▶ RECORDED INFORMATION:
____

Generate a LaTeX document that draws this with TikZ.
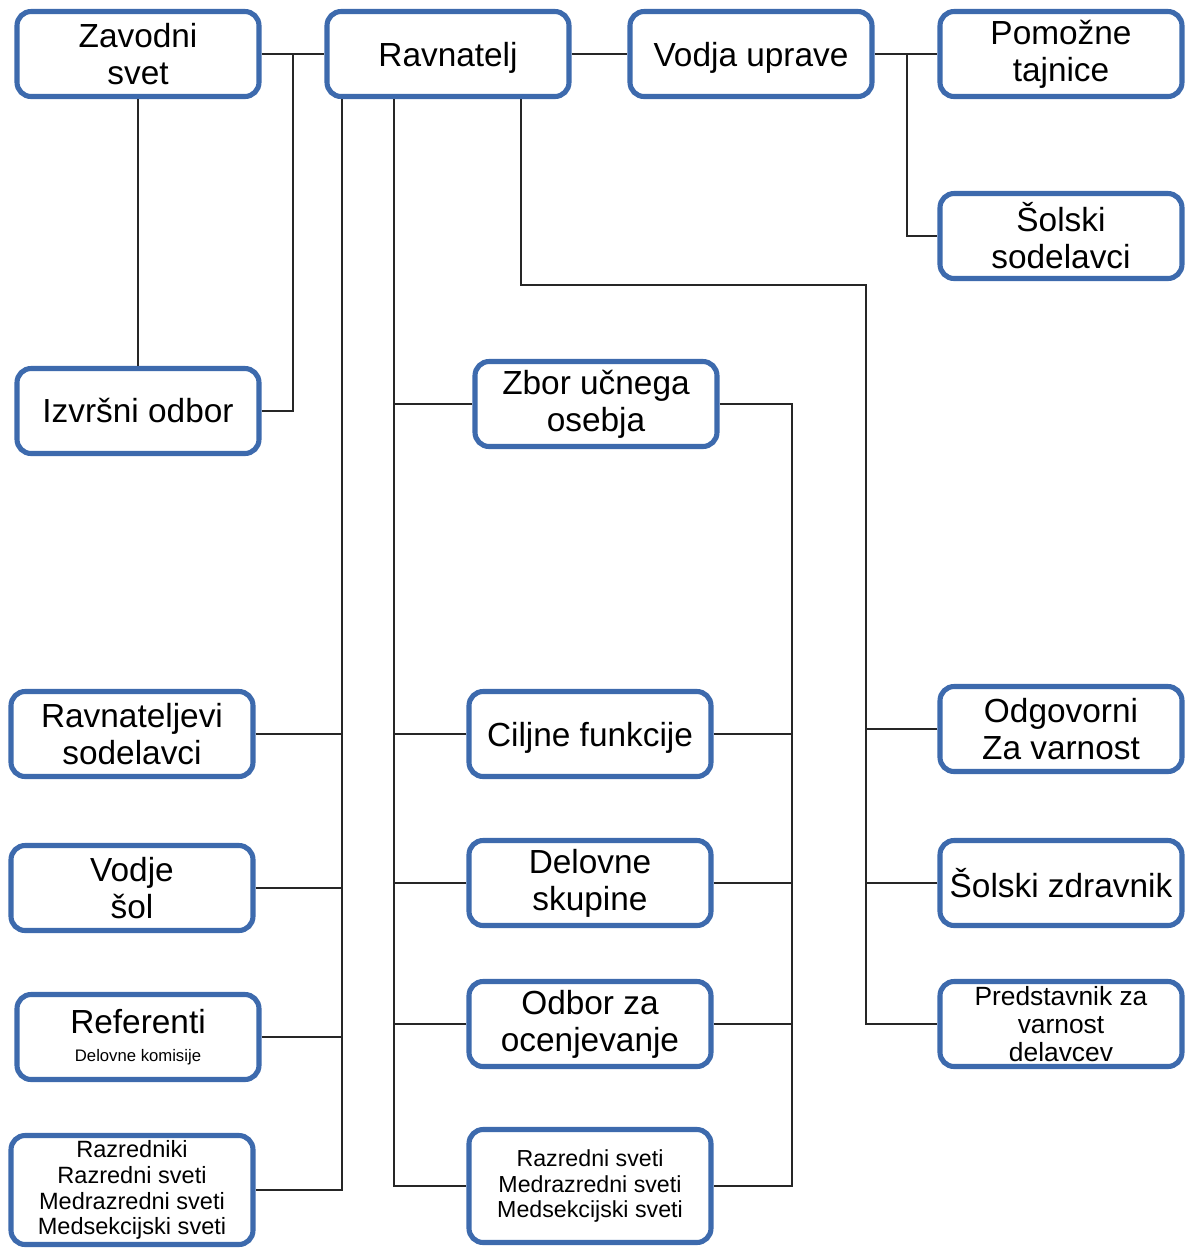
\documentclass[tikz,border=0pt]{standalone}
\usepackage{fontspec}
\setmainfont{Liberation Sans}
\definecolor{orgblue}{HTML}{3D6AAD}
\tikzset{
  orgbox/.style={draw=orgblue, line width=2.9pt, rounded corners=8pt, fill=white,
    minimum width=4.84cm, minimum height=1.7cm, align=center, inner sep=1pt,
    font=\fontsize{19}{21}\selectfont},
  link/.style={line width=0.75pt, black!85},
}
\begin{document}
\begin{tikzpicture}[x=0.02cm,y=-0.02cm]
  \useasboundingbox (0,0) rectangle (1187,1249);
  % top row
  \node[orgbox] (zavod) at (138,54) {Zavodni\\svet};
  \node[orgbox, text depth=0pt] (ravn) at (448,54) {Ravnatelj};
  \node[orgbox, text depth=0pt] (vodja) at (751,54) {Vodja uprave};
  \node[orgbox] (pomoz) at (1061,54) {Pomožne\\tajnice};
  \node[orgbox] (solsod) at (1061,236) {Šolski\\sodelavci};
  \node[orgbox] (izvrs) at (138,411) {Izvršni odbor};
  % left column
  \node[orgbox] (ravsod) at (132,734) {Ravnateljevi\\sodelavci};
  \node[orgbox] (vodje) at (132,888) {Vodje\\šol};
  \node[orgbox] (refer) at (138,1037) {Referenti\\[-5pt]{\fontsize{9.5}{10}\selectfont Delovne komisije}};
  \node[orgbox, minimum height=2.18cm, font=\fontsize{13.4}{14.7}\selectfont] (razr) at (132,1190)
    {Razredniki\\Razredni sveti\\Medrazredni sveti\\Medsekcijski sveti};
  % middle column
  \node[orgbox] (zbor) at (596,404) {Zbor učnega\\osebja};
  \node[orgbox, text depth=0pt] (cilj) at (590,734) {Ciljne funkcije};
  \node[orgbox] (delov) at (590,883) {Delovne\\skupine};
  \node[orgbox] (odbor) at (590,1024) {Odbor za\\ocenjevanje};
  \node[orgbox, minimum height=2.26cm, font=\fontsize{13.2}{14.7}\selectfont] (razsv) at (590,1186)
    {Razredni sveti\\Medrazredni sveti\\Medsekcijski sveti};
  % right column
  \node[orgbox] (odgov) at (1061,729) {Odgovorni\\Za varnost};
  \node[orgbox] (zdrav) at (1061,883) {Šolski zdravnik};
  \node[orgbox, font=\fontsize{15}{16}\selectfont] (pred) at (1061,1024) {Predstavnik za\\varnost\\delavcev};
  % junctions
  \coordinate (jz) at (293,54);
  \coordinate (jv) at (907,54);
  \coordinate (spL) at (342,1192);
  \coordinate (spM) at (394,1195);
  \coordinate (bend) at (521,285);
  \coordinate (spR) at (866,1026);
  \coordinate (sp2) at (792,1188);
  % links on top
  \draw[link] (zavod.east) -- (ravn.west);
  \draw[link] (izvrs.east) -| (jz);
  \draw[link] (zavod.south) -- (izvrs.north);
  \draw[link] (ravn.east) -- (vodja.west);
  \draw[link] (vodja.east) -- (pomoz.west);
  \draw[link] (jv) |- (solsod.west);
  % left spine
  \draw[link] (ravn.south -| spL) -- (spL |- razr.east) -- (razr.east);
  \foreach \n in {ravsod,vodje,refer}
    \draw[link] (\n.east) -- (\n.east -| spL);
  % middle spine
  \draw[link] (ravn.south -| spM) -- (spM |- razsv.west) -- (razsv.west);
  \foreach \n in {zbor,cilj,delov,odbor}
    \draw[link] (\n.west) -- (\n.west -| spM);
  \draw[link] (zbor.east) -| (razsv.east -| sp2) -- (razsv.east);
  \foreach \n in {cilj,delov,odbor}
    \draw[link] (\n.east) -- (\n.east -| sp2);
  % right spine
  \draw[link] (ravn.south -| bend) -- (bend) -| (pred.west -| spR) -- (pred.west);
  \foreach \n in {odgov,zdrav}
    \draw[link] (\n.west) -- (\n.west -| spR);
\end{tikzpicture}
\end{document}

____

▶ DIRECTIONS FOR THIS TASK:
Images should not appear in the copy; retype the listing above exactly.

▶ SOLVED EXERCISE:
Generate a LaTeX document that draws this with TikZ.
\documentclass[tikz,border=0pt]{standalone}
\usepackage{fontspec}
\setmainfont{Liberation Sans}
\definecolor{orgblue}{HTML}{3D6AAD}
\tikzset{
  orgbox/.style={draw=orgblue, line width=2.9pt, rounded corners=8pt, fill=white,
    minimum width=4.84cm, minimum height=1.7cm, align=center, inner sep=1pt,
    font=\fontsize{19}{21}\selectfont},
  link/.style={line width=0.75pt, black!85},
}
\begin{document}
\begin{tikzpicture}[x=0.02cm,y=-0.02cm]
  \useasboundingbox (0,0) rectangle (1187,1249);
  % top row
  \node[orgbox] (zavod) at (138,54) {Zavodni\\svet};
  \node[orgbox, text depth=0pt] (ravn) at (448,54) {Ravnatelj};
  \node[orgbox, text depth=0pt] (vodja) at (751,54) {Vodja uprave};
  \node[orgbox] (pomoz) at (1061,54) {Pomožne\\tajnice};
  \node[orgbox] (solsod) at (1061,236) {Šolski\\sodelavci};
  \node[orgbox] (izvrs) at (138,411) {Izvršni odbor};
  % left column
  \node[orgbox] (ravsod) at (132,734) {Ravnateljevi\\sodelavci};
  \node[orgbox] (vodje) at (132,888) {Vodje\\šol};
  \node[orgbox] (refer) at (138,1037) {Referenti\\[-5pt]{\fontsize{9.5}{10}\selectfont Delovne komisije}};
  \node[orgbox, minimum height=2.18cm, font=\fontsize{13.4}{14.7}\selectfont] (razr) at (132,1190)
    {Razredniki\\Razredni sveti\\Medrazredni sveti\\Medsekcijski sveti};
  % middle column
  \node[orgbox] (zbor) at (596,404) {Zbor učnega\\osebja};
  \node[orgbox, text depth=0pt] (cilj) at (590,734) {Ciljne funkcije};
  \node[orgbox] (delov) at (590,883) {Delovne\\skupine};
  \node[orgbox] (odbor) at (590,1024) {Odbor za\\ocenjevanje};
  \node[orgbox, minimum height=2.26cm, font=\fontsize{13.2}{14.7}\selectfont] (razsv) at (590,1186)
    {Razredni sveti\\Medrazredni sveti\\Medsekcijski sveti};
  % right column
  \node[orgbox] (odgov) at (1061,729) {Odgovorni\\Za varnost};
  \node[orgbox] (zdrav) at (1061,883) {Šolski zdravnik};
  \node[orgbox, font=\fontsize{15}{16}\selectfont] (pred) at (1061,1024) {Predstavnik za\\varnost\\delavcev};
  % junctions
  \coordinate (jz) at (293,54);
  \coordinate (jv) at (907,54);
  \coordinate (spL) at (342,1192);
  \coordinate (spM) at (394,1195);
  \coordinate (bend) at (521,285);
  \coordinate (spR) at (866,1026);
  \coordinate (sp2) at (792,1188);
  % links on top
  \draw[link] (zavod.east) -- (ravn.west);
  \draw[link] (izvrs.east) -| (jz);
  \draw[link] (zavod.south) -- (izvrs.north);
  \draw[link] (ravn.east) -- (vodja.west);
  \draw[link] (vodja.east) -- (pomoz.west);
  \draw[link] (jv) |- (solsod.west);
  % left spine
  \draw[link] (ravn.south -| spL) -- (spL |- razr.east) -- (razr.east);
  \foreach \n in {ravsod,vodje,refer}
    \draw[link] (\n.east) -- (\n.east -| spL);
  % middle spine
  \draw[link] (ravn.south -| spM) -- (spM |- razsv.west) -- (razsv.west);
  \foreach \n in {zbor,cilj,delov,odbor}
    \draw[link] (\n.west) -- (\n.west -| spM);
  \draw[link] (zbor.east) -| (razsv.east -| sp2) -- (razsv.east);
  \foreach \n in {cilj,delov,odbor}
    \draw[link] (\n.east) -- (\n.east -| sp2);
  % right spine
  \draw[link] (ravn.south -| bend) -- (bend) -| (pred.west -| spR) -- (pred.west);
  \foreach \n in {odgov,zdrav}
    \draw[link] (\n.west) -- (\n.west -| spR);
\end{tikzpicture}
\end{document}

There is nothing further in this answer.